The Rock Creek Integrated Management Project proposes various actions to lessen the risks: thinning trees on about 15,000 acres; removing, burning, or peeling beetle-infested trees; spraying with pesticide high-value trees, such as those at campgrounds; and making changes to some roads to prepare for expected increases in water flow.
The area addressed by the draft plan is almost entirely on Forest Service land, with a smaller area managed by the Bureau of Land Management as well as a small section of state and private land. The management proposal is a joint effort by the Forest Service and BLM.
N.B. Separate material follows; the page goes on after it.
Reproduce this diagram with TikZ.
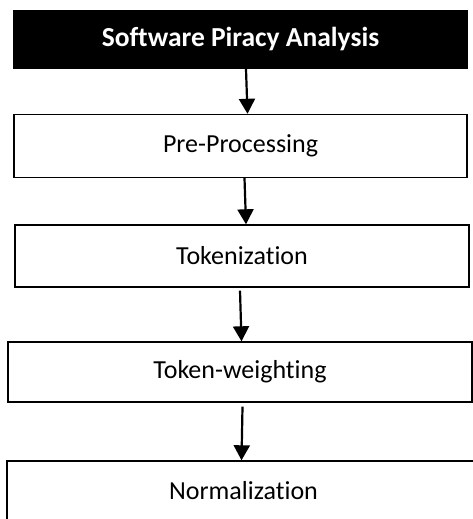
\documentclass[tikz,border=0pt]{standalone}
\usepackage{fontspec}
\setmainfont{Carlito}[RawFeature=-liga]
\usepackage{tikz}
\usetikzlibrary{arrows.meta}
\tikzset{
  stagebox/.style={draw=black,fill=white,line width=1.4pt,inner sep=0pt,font=\fontsize{26}{30}\selectfont},
  titlebox/.style={fill=black,text=white,inner sep=0pt,font=\fontsize{27.5}{32}\selectfont\bfseries},
  flowarrow/.style={-{Triangle[length=15pt,width=16pt]},line width=2.2pt},
  every picture/.style={font=\small}
}
\begin{document}
\begin{tikzpicture}[x=1pt,y=-1pt]
  \useasboundingbox (0,0) rectangle (473,519);
  \clip (0,0) rectangle (473,519);
  \fill[white] (0,0) rectangle (473,519);
  \node[titlebox,minimum width=455pt,minimum height=59pt] (title) at (240.5,39.5) {Software Piracy Analysis};
  \node[stagebox,minimum width=453pt,minimum height=63pt] (prep) at (240.5,146) {Pre-Processing};
  \node[stagebox,minimum width=454pt,minimum height=62pt] (token) at (242,256) {Tokenization};
  \node[stagebox,minimum width=464pt,minimum height=60pt] (weight) at (240,372) {Token-weighting};
  \node[stagebox,minimum width=473pt,minimum height=60pt] (norm) at (243.5,491) {Normalization};
  \draw[flowarrow] ([xshift=5.5pt]title.south) -- ([xshift=7pt]prep.north);
  \draw[flowarrow] ([xshift=4pt]prep.south) -- ([xshift=4pt]token.north);
  \draw[flowarrow] ([xshift=-2pt,yshift=-3pt]token.south) -- ([xshift=1.5pt]weight.north);
  \draw[flowarrow] ([xshift=2.5pt,yshift=-4pt]weight.south) -- ([xshift=-2pt]norm.north);
  %\draw[flowarrow] (norm.south) -- ++(0,40);
\end{tikzpicture}
\end{document}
The proposal area consists mostly of mature lodgepole pine trees, which are susceptible to mountain pine beetles, Martinez said. With recent drought, beetle populations in the area have grown exponentially.
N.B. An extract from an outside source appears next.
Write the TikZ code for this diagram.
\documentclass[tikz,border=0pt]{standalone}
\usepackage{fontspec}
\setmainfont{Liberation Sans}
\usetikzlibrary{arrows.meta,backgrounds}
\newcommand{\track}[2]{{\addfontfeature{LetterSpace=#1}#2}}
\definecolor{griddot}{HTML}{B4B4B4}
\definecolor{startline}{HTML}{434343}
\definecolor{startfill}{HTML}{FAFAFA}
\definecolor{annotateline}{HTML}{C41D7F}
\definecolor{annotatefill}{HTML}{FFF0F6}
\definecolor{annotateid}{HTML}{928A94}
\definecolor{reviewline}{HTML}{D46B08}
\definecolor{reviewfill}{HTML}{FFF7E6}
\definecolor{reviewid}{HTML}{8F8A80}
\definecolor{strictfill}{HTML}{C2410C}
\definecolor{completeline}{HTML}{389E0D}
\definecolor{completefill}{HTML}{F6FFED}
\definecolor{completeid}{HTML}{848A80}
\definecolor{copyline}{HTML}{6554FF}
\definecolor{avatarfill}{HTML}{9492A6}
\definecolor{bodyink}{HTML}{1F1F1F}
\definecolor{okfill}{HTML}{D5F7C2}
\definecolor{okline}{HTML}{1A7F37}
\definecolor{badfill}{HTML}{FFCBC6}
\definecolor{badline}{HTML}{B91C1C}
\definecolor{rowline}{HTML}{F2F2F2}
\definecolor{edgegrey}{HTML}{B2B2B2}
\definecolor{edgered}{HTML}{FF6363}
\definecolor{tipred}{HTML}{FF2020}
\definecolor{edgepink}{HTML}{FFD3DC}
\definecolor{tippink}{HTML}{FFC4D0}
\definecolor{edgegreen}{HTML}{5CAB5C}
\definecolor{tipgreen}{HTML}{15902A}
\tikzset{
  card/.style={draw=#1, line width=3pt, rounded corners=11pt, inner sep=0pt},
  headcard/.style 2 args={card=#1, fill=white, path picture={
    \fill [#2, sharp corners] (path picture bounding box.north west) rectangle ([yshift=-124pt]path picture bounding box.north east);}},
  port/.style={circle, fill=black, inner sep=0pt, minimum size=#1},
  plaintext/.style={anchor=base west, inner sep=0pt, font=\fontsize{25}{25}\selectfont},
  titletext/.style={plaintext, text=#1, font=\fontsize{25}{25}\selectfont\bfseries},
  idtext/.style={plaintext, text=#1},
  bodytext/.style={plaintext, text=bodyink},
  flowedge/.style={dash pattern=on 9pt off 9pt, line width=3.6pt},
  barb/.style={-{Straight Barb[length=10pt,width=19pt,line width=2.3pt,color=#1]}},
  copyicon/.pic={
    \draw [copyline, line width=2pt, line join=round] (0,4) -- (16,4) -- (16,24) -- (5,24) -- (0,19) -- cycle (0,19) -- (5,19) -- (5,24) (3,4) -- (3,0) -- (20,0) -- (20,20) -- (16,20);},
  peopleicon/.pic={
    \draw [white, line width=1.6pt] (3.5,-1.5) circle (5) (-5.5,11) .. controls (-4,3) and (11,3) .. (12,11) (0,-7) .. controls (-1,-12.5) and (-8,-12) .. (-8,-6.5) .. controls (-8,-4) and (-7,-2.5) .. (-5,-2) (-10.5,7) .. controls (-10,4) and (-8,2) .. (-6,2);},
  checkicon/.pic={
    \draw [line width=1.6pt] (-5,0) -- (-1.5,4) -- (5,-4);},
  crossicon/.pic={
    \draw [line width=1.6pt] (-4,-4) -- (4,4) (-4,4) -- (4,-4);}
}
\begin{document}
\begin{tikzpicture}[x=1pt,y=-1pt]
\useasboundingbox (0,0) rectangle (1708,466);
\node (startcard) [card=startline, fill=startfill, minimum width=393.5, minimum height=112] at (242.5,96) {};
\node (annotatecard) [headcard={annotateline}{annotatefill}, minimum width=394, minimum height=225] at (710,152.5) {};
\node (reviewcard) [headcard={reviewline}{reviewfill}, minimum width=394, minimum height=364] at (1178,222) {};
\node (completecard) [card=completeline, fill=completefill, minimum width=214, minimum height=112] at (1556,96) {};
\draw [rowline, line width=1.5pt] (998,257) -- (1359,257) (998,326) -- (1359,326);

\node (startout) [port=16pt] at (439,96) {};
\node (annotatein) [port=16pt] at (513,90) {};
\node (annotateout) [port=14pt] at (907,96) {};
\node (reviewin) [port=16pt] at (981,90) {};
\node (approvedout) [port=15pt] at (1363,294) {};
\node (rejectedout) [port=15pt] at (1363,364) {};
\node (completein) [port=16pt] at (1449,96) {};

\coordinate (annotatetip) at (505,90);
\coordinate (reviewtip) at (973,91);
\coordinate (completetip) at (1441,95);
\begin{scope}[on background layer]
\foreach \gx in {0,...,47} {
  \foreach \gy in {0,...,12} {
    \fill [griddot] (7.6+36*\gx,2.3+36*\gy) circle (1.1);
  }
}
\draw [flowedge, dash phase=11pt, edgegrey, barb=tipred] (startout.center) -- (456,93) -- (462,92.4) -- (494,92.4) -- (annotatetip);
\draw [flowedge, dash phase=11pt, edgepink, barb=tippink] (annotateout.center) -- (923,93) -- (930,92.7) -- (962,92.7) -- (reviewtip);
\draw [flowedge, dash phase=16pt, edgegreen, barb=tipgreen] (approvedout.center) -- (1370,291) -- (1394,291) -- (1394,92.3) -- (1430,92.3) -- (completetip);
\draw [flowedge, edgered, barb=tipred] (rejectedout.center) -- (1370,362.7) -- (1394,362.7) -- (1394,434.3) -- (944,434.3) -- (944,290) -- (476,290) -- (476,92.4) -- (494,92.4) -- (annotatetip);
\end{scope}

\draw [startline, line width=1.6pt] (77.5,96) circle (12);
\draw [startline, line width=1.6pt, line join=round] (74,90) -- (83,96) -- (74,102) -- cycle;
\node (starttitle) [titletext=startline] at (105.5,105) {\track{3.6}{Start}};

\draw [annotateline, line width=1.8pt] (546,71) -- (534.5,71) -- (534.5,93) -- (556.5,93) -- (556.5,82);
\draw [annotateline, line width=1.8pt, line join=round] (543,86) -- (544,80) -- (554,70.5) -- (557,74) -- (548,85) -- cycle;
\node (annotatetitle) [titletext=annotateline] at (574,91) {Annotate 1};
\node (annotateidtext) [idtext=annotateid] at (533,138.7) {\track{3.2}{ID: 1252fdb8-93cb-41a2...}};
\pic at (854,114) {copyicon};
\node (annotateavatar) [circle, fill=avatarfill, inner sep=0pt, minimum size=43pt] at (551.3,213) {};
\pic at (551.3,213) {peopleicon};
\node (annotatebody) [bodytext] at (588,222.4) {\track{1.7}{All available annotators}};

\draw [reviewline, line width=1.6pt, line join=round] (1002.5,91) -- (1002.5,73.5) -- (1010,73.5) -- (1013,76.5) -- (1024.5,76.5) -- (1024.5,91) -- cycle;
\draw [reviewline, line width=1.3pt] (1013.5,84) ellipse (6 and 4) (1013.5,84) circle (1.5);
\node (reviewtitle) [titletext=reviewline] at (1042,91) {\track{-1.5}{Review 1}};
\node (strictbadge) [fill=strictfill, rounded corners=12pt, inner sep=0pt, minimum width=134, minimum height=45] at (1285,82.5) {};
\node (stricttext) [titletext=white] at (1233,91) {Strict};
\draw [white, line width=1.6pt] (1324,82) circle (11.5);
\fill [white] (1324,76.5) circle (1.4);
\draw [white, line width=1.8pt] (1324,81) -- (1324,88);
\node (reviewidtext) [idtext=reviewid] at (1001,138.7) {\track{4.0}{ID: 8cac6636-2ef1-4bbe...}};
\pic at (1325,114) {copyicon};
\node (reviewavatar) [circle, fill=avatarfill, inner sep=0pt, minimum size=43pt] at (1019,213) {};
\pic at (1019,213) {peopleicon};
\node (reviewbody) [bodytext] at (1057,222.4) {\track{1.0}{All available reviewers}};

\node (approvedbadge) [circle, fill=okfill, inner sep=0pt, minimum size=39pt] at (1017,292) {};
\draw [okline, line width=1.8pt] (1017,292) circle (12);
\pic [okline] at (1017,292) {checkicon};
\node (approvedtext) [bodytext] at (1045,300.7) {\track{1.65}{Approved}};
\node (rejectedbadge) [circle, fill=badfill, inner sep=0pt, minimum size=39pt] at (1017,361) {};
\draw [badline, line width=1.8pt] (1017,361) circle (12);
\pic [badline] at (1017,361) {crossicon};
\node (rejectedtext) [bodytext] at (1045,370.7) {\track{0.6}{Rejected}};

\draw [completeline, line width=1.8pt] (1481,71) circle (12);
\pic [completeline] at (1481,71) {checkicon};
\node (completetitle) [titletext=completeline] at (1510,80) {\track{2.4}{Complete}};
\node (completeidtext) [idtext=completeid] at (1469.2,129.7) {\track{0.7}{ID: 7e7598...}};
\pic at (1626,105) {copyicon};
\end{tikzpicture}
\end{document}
In 2002, there were 279 acres and 480 trees affected by beetles; in 2004, there were 40,000 acres and 15,000 trees affected.
As beetles cover more ground and leave more dead trees in their wake, large-scale forest fires could follow.
That sort of boom-and-bust cycle is natural in the forest. But the Forest Service is charged with managing the forest for uses such as timber, recreation, wildlife and views, Martinez said, making it unacceptable for nature to take its course in this case.
The goal of the draft plan is to minimize the spread of the beetles and prevent large-scale affects. Work will be done for the next five years.
"At that point, the beetles will have either beaten us to the punch," or enough changes will have been made to keep the beetle explosion under control, Martinez said.
Although the Healthy Forests Restoration Act makes it faster to propose and start a project such as this one, the Forest Service is not cutting any corners, Martinez said. All required studies and analyses are being done, but under the act, only one alternative needs to be compared to a "no action" alternative.
The draft Environmental Impact Statement for the Rock Creek Integrated Management Project is available online at www.fs.fed.us/r2/mbr/projects.
Public comment will be taken for 45 days after June 3. Those comments could be used to make changes, then a final decision would be issued and there would be a 30-day objection period.
The Forest Service and BLM will hold a brief public meeting followed by a field trip to the project area June 22. Anyone interested should meet at 10 a.m. at the Yampa Ranger District office at 300 Roselawn St. in Yampa.